- **Data provided**

——————

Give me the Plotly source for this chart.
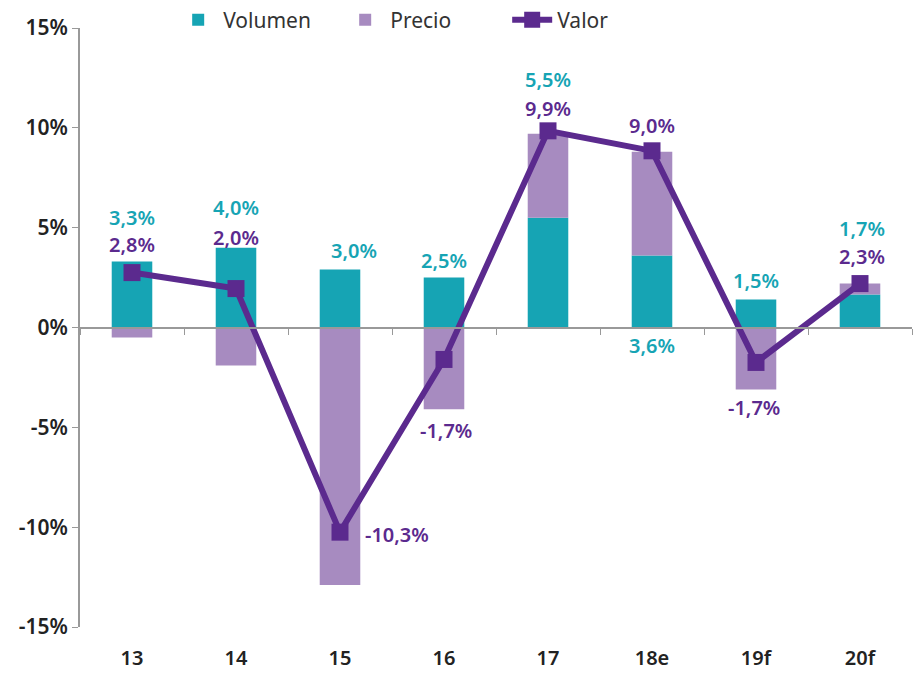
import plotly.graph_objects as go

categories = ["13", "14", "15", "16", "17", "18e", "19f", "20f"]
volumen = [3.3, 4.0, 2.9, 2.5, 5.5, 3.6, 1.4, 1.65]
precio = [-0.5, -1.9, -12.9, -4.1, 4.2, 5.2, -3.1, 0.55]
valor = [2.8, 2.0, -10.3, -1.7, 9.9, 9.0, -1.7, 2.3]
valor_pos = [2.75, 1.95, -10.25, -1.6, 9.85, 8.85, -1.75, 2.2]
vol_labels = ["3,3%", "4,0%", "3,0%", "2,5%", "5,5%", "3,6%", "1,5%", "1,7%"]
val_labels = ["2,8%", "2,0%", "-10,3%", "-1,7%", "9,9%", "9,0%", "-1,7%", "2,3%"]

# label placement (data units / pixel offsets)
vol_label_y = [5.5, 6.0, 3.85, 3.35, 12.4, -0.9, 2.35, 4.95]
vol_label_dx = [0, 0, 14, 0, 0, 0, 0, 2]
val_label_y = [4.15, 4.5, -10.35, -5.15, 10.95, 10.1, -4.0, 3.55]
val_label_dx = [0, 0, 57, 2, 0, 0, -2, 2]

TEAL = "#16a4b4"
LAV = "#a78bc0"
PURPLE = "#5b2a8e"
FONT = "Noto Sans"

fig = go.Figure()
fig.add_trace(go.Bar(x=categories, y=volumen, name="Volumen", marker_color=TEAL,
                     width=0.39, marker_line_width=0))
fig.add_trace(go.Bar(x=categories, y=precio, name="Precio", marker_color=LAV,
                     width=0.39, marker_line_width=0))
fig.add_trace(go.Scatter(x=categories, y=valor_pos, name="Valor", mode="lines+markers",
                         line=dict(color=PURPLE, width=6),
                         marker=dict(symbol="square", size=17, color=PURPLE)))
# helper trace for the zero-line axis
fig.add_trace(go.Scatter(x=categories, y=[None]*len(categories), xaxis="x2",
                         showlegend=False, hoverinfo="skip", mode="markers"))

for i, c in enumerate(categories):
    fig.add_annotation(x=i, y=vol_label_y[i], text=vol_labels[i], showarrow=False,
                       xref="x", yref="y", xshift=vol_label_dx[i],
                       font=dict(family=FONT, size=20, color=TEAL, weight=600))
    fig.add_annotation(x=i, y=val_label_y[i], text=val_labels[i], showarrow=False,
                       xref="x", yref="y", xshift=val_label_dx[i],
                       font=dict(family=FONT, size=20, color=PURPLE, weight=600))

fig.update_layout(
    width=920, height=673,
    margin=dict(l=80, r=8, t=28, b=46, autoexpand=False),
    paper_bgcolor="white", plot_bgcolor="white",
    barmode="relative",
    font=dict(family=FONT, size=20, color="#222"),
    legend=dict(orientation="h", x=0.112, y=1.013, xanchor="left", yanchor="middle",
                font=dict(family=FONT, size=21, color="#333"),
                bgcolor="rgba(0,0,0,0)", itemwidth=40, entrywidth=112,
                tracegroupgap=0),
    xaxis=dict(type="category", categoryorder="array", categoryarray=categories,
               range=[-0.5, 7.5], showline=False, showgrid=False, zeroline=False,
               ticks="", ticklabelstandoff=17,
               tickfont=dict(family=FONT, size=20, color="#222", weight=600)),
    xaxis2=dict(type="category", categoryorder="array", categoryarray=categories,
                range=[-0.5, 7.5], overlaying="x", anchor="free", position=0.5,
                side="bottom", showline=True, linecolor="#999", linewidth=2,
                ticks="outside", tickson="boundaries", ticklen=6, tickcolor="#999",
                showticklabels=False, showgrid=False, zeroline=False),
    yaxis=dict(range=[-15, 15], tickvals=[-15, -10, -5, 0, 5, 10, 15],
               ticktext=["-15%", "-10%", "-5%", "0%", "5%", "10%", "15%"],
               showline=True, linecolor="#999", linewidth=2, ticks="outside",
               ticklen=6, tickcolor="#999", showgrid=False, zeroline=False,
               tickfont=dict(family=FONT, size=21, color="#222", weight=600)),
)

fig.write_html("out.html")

——————

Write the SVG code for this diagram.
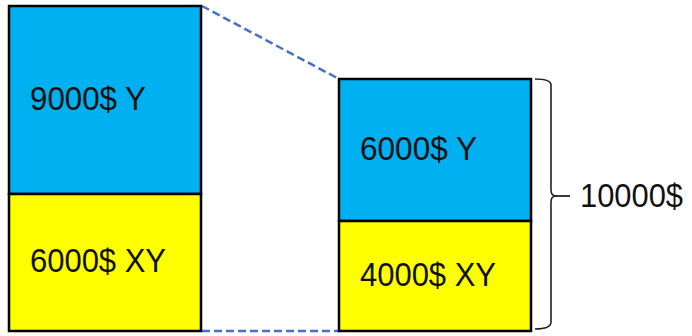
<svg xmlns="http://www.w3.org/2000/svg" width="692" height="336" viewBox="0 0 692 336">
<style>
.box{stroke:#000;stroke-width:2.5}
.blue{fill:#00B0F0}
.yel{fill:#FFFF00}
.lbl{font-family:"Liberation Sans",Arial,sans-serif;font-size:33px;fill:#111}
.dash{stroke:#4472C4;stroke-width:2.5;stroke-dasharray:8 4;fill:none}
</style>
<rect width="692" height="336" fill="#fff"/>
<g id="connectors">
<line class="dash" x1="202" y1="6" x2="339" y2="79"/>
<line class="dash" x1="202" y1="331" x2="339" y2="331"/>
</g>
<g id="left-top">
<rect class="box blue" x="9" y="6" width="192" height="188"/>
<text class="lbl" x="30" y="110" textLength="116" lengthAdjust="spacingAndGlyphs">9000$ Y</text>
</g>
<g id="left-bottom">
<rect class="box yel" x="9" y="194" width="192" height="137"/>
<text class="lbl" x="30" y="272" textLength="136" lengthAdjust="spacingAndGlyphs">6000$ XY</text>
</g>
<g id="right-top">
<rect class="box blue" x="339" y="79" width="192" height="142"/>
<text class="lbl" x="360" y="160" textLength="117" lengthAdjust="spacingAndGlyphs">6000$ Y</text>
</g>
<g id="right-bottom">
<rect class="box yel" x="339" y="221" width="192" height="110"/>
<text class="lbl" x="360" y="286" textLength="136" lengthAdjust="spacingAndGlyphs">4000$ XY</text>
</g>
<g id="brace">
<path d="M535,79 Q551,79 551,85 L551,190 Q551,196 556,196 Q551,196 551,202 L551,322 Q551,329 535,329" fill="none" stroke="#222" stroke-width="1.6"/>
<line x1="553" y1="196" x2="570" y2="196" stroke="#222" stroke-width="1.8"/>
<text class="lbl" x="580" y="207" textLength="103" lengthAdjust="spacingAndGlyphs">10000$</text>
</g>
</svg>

——————

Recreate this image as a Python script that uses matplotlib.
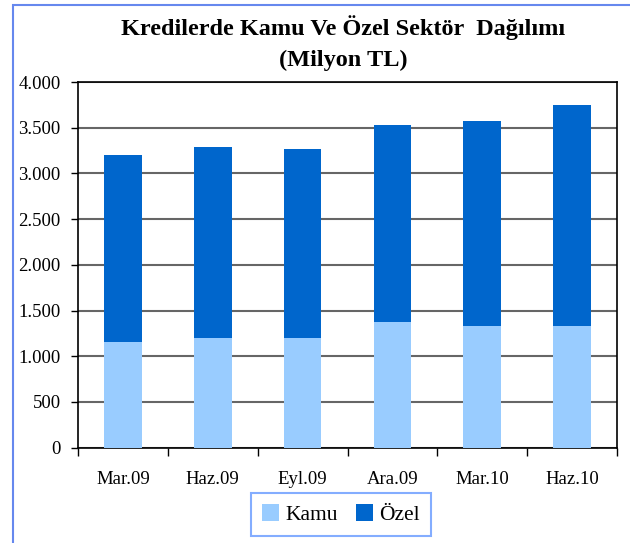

——————

- **Brief**
Check every line of the listing for the string "this" and report how many lines have it, as a number alone.

- **Expected answer**
3